Dr. Nadine’s Thoughts:
I was recently talking with a friend of mine about our long friendship, and how we’ve learned from one another through the years. She is a wonderful combination of social and business savvy. She loves people; she embraces the excitement of life; she’s a skilled business woman, unafraid to take risks; she’s psychologically astute. These combinations have propelled her into a full life that has ebbed and flowed with both pain and joy.
We talked together at length about our families, friends and romantic relationships, and how we’ve cultivated unique bonds with each member of our tribes. As we traded perspectives on how we approach our Dear Ones, we acknowledged that we have complementary styles. She is firm and clear about what she wants and needs from her family and friends. It is with respect and resolve that she explains what she expects, not shrinking away from a gentle confrontation if necessary. In contrast, I start by looking for what my Dear Ones need. I assess where they are, what they can hear, how much they can tolerate, and I don’t expect any more from them than what I think they can manage. Then I make my decision about what would be the appropriate connection, conversation, or course of action.
We openly admired the other’s style. And we talked frankly about the consequences of each. She wondered how her relationships might have unfolded if she’d been more pliable and less spontaneous. I pondered how mine might have looked if I’d been less pliable and more spontaneous. We concluded that we are continuing to learn from one another, and that the goal for each of us is to move toward the middle, to find the right balance between attending to ourselves and caring for others at the same time.
As I thought about our conversation, I had the vague awareness of feeling encumbered by some of my relationships. I felt burdened by always trying to give others what they’re asking of me, and putting their needs first. Let me be clear about this—I’m not burdened by wanting to serve others. In fact, service to others is a fundamental focus for Dr. Zan and me. We believe it is healthy to help one another, and it fosters connection, caring, and community. It feels GREAT to help someone! The difference, it struck me, is that I wasn’t freely offering my service. It was being demanded of me (albeit unconsciously). When service isn’t a gift, it’s servitude. It’s subjection and subordination. It’s not the beautiful offering, and the grateful acceptance, of a gift that’s been freely given.
So my challenge to you is to assess where you are on that continuum between “self and other”. Are you spotlighting the needs of others while ignoring your own, leaving yours hidden, unattended or neglected? Are you pursuing your own needs to the exclusion of others’? You will build satisfying and fulfilling relationships with your Dear Ones if you find the balance that your authentic self requires.
Move toward the middle.
Dr. Zan’s Reflections:
Indeed, finding that delicate balance between offering love and service to others while genuinely honoring ourselves is an ongoing task that requires tending. Many of the people that I hear from share a common experience of having been raised to value self-sacrifice. Being willing to put oneself aside for the sake of another can indeed be a noble act. However, the continual sacrificing of one’s own needs, without benefit of moments that replenish the soul, will ultimately result in a martyr persona. And if anyone has ever tried to forge a genuine connection with someone invested in being a martyr, I suspect they would agree that such relationships are trying at best. While I have never observed Dr. Nadine to slide into the martyr role, I have indeed observed her willingness to give. Embracing a move to the middle feels appropriate and timely.
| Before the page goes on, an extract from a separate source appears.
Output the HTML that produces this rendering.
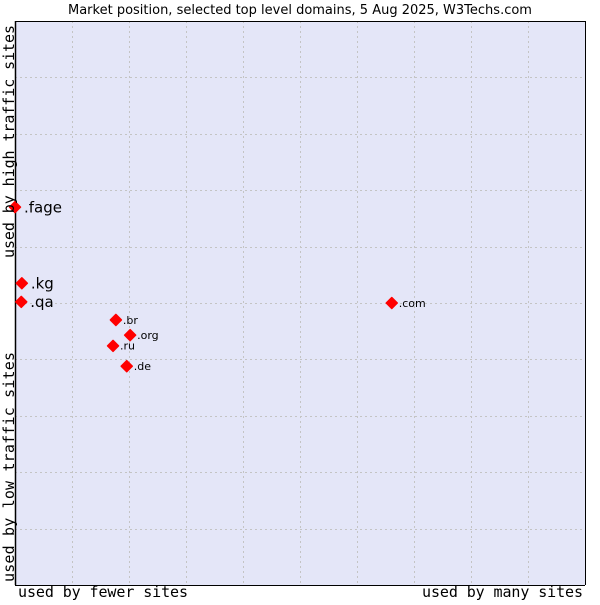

The much asserted quote about being “the change that you wish to see in the world” (attributed to Gandhi but of questionable origins) is at the very least great inspiration for a bumper sticker or a t-shirt. It is also applicable to ourselves in relation. Perhaps we can strive to “be the person that you wish to connect with in this world.” Do you really want to connect with someone who does not care to know or value their own needs? I believe that we all want to be in relation with others who are loving and at home in their own skin. It can actually make those who would love us feel quite badly when we demonstrate to them that we are not worthy of love. Therefore, if it is hard for you to love yourself fully, just consider it an act of kindness for others in your life. By honoring your own needs and embracing yourself, you approach all other relationships from a place of fullness and not lack. You go through the world filled with love that can easily spill over onto others.
Perhaps this is easier for me to assert as a youngest child. I did not experience the same burdens of responsibility that characterize the experience of many first borns. I did not feel the push and pull or neglect that I have heard described by many middle children. It was my job in the family to entertain and to love. From this vantage point, I can admit that there were certain freedoms inherent in my family position. I was much younger than my siblings and therefore free from the need to be “the best.” As the little kid in the house, I was never going to show up favorably in competitions, despite my best efforts. I was free to express my feelings when others had learned to restrain theirs. I was free to explore my passions and my dreams. I was free to say, “Yes,” but also to say, “No.” Freedom is, perhaps, a gift that I have taken for granted in my own life. However, I suspect that it is a gift that is more available to most of us than we even realize. So go ahead--try acting like an uninhibited youngest child. We are always free to love--ourselves and others. And what a gift that is!